ISDA is the acronym for the International Swaps and Derivatives Association, Inc. The main purpose of that association is to promote prudent and efficient business of derivatives that are done privately (OTC market) through: The promotion of practices that lead to the efficient management of the business, including the development and maintenance of documentation of derivatives; promote the development of good risk management practices, promoting high standards of commercial conduct; promoting the public comprehension of the business; training on legislative and regulatory instruments, legal, documentation, accounting, tax, operational, technological and other issues that influence the realization of business with derivates; the creation of a forum, that represents the common interests of its members, for the analysis and discussion of these issues and it development.
As part of it’s labor, this association has developed a regulatory framework that support derivatives transactions.
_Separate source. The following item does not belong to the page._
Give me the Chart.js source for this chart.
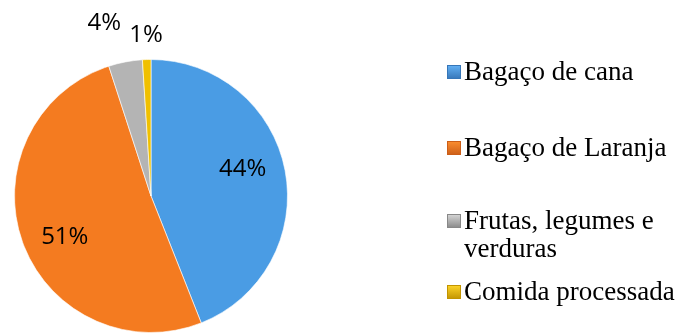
<!DOCTYPE html>
<html>
<head>
<meta charset="utf-8">
<script src="https://cdn.jsdelivr.net/npm/chart.js@4/dist/chart.umd.min.js"></script>
<style>
  html, body { margin: 0; padding: 0; background: #fff; }
  #wrap { position: relative; width: 678px; height: 333px; overflow: hidden; }
  #c { position: absolute; left: 0; top: 0; }
  #legend { position: absolute; left: 0; top: 0; width: 678px; height: 333px; pointer-events: none;
    font-family: "Liberation Serif", "Times New Roman", serif; font-size: 27px; line-height: 28px; color: #000; }
  .item { position: absolute; left: 447px; white-space: nowrap; }
  .sw { position: absolute; left: 0; top: 8px; width: 14px; height: 14px; }
  .tx { position: absolute; left: 17px; top: 0; }
</style>
</head>
<body>
<div id="wrap">
  <canvas id="c" width="678" height="333"></canvas>
  <div id="legend"></div>
</div>
<script>
// ---- data ----
const categories = ["Bagaço de cana", "Bagaço de Laranja", "Frutas, legumes e verduras", "Comida processada"];
const legendLines = [["Bagaço de cana"], ["Bagaço de Laranja"], ["Frutas, legumes e", "verduras"], ["Comida processada"]];
const values = [44, 51, 4, 1];
const percentLabels = ["44%", "51%", "4%", "1%"];

// ---- styles ----
const baseColors = ["#4a9ce4", "#f47b20", "#b4b4b4", "#f0c000"];
const lightColors = ["#64b2f6", "#fc8f30", "#d8d8d8", "#ffd62a"];
const darkColors = ["#3676b8", "#cc5e18", "#888888", "#c29400"];
const legendTops = [57, 133, 206, 277];

function sliceFill(ctx) {
  const chart = ctx.chart;
  const el = chart.getDatasetMeta(0).data[ctx.dataIndex];
  if (!el || !chart.chartArea) return baseColors[ctx.dataIndex];
  const { x, y, outerRadius } = el.getProps(['x', 'y', 'outerRadius'], true);
  if (!outerRadius) return baseColors[ctx.dataIndex];
  const g = chart.ctx.createRadialGradient(x - outerRadius * 0.2, y - outerRadius * 0.25, 0, x, y, outerRadius);
  const i = ctx.dataIndex;
  g.addColorStop(0, lightColors[i]);
  g.addColorStop(0.55, baseColors[i]);
  g.addColorStop(0.9, baseColors[i]);
  g.addColorStop(1, darkColors[i]);
  return g;
}

const labelPlugin = {
  id: 'pctLabels',
  afterDatasetsDraw(chart) {
    const c = chart.ctx;
    const meta = chart.getDatasetMeta(0);
    c.save();
    c.font = '24px "Open Sans", sans-serif';
    c.fillStyle = '#000';
    c.textAlign = 'center';
    c.textBaseline = 'middle';
    let lastOutside = null;
    const total = values.reduce((a, b) => a + b, 0);
    for (let i = meta.data.length - 1; i >= 0; i--) {
      const arc = meta.data[i];
      const { x, y, startAngle, endAngle, outerRadius } = arc.getProps(['x','y','startAngle','endAngle','outerRadius'], true);
      const frac = values[i] / total;
      let px, py;
      if (frac > 0.1) {
        const mid = (startAngle + endAngle) / 2 - 0.1;
        const r = outerRadius * 0.7;
        px = x + Math.cos(mid) * r;
        py = y + Math.sin(mid) * r;
      } else {
        const r = outerRadius + 24;
        const m = (startAngle + endAngle) / 2;
        px = x + Math.cos(m) * r;
        py = y + Math.sin(m) * r;
        const w = c.measureText(percentLabels[i]).width;
        if (lastOutside && Math.abs(px - lastOutside.x) < (w + lastOutside.w) / 2 + 6) {
          px = lastOutside.x - (w + lastOutside.w) / 2 - 8;
          py = lastOutside.y - 12;
        }
        lastOutside = { x: px, y: py, w };
      }
      c.fillText(percentLabels[i], px, py);
    }
    c.restore();
  }
};

new Chart(document.getElementById('c'), {
  type: 'pie',
  data: {
    labels: categories,
    datasets: [{
      data: values,
      backgroundColor: sliceFill,
      borderColor: 'rgba(255,255,255,0.6)',
      borderWidth: 1
    }]
  },
  options: {
    responsive: false,
    animation: false,
    layout: { padding: { left: 14, right: 390, top: 59, bottom: 0 } },
    plugins: { legend: { display: false }, tooltip: { enabled: false } }
  },
  plugins: [labelPlugin]
});

// HTML legend built from the data arrays
const legend = document.getElementById('legend');
legendLines.forEach((lines, i) => {
  const item = document.createElement('div');
  item.className = 'item';
  item.style.top = legendTops[i] + 'px';
  const sw = document.createElement('div');
  sw.className = 'sw';
  sw.style.background = 'linear-gradient(180deg,' + lightColors[i] + ',' + darkColors[i] + ')';
  sw.style.boxShadow = 'inset 0 0 0 1px ' + darkColors[i];
  item.appendChild(sw);
  const tx = document.createElement('div');
  tx.className = 'tx';
  tx.innerHTML = lines.join('<br>');
  item.appendChild(tx);
  legend.appendChild(item);
});
</script>
</body>
</html>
The ISDA contracts, as is known, contain the standard regulatory framework for the negotiation of swaps and other derivatives. This contract has been internationally accepted and is the benchmark for the Republic of Colombia hedge operations. The set of three contracts make up what is called a transaction. Those contracts are:
“Master Agreement”, Inmodificable contract that governs the legal and credit relationship between the counterparties, including the requirements to certify the representations of each one, the events of default, event of termination of the contract and the covenants.
“Schedule”, Contract that is used to make modifications to the standard specified resolutions in the Master Agreement
“ Confirmation”, Contract which specifies the financial terms of the transaction, or in other words where is define what kind of operation is going to be done(swap, forward, option, etc.) with other conditions such as time, amount, frequency of payment and currency, among others.